Sometimes an actor will excel in a certain type of movie, and in the last 20 years, nobody has done ‘hungover on a Sunday afternoon’ films better than Julie Walters.
Seeing her face on the TV in something like any of the Paddington or Harry Potter films means you’re in safe enough hands that you can order Domino’s pizza and go back to sleep for a bit, guaranteed to feel better afterwards.
Now I don’t say that to sell Walters short in any way; after all, we are talking about an Olivier-winning, Golden Globe-winning, four-time Bafta-winning actor here with more than 40 years of experience. It’s just that she has perfected that calming, maternal presence in recent years, usually in films set in either Knightsbridge or wherever it is that Harry Potter lives when he’s not at Hogwarts.
Things were very different when she broke through as an actor with 1983’s Educating Rita opposite Michael Caine, a comedy drama that she’d originally performed in on the stage and that earned three Academy awards, plus a Golden Globe each for Caine and Walters. It proved to be the making of Walters, who found herself hugely in demand for the rest of the decade, both on TV and the big screen.
But one role that she desperately wanted was one that she missed out on to an actor who was also having a surge to fame at the time, thanks to popular British shows like Blackadder. Walters recalled missing out on the movie to Digital Spy, saying, “Yes, there was one of those very early on, and she was brilliant in it, actually, much better than me. Miranda Richardson did Dance With a Stranger, a film about [nightclub hostess and convicted murderer] Ruth Ellis.”
She added, “I’d have loved to have done that, and I went up for it, and I got quite close, but Miranda got it. I watched it, and I had to say, it was a fantastic performance, and I thought, ‘I’d never have got that. I’d never have got what she did’. So there was that. But generally, I’ve been very lucky, things have just come my way. Very lucky.”
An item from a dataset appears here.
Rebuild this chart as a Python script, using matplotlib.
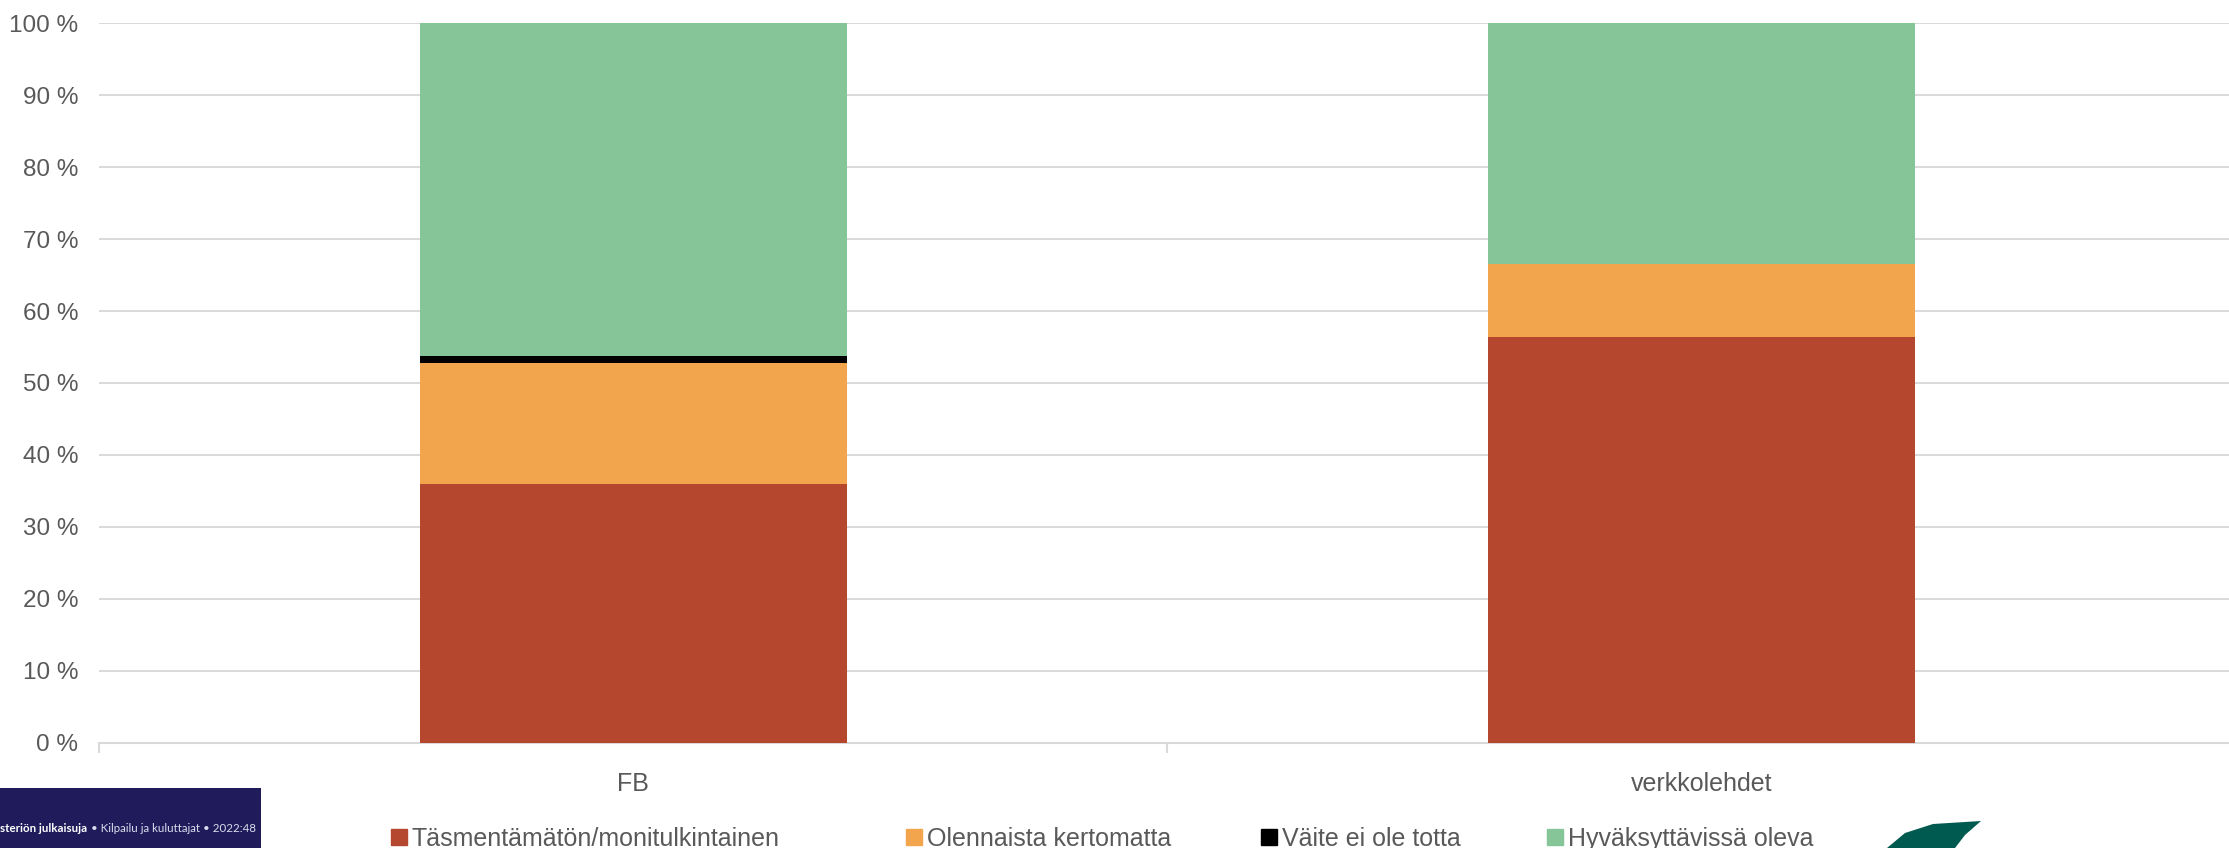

Directed by Four Weddings and a Funeral’s Mike Newell, Dance With a Stranger told the story of Ellis becoming the last woman to be hanged in Britain in 1955 for shooting her boyfriend. Co-starring Richardson and Rupert Everett, it was acclaimed by critics, and Richardson won a major award for her performance.
Walters didn’t have to lick her wounds for long, however, as that same year she appeared in the TV series The Secret Diary of Adrian Mole Aged 13 ¾ and the Victoria Wood show. She continued to move from TV to big screen and back again for the rest of her career, again being Oscar-nominated for the musical Billy Elliot in 2001 and winning the Laurence Olivier theatre award the same year for All My Sons.
She appeared in seven out of the eight Harry Potter movies and worked alongside Meryl Streep, with whom she became very close, making the ABBA-inspired Mamma Mia in 2008. She also had a role in the Oscar-nominated historical romance Brooklyn in 2015 and was nominated for a Bafta in the process, making a mighty strong case for a sterling career.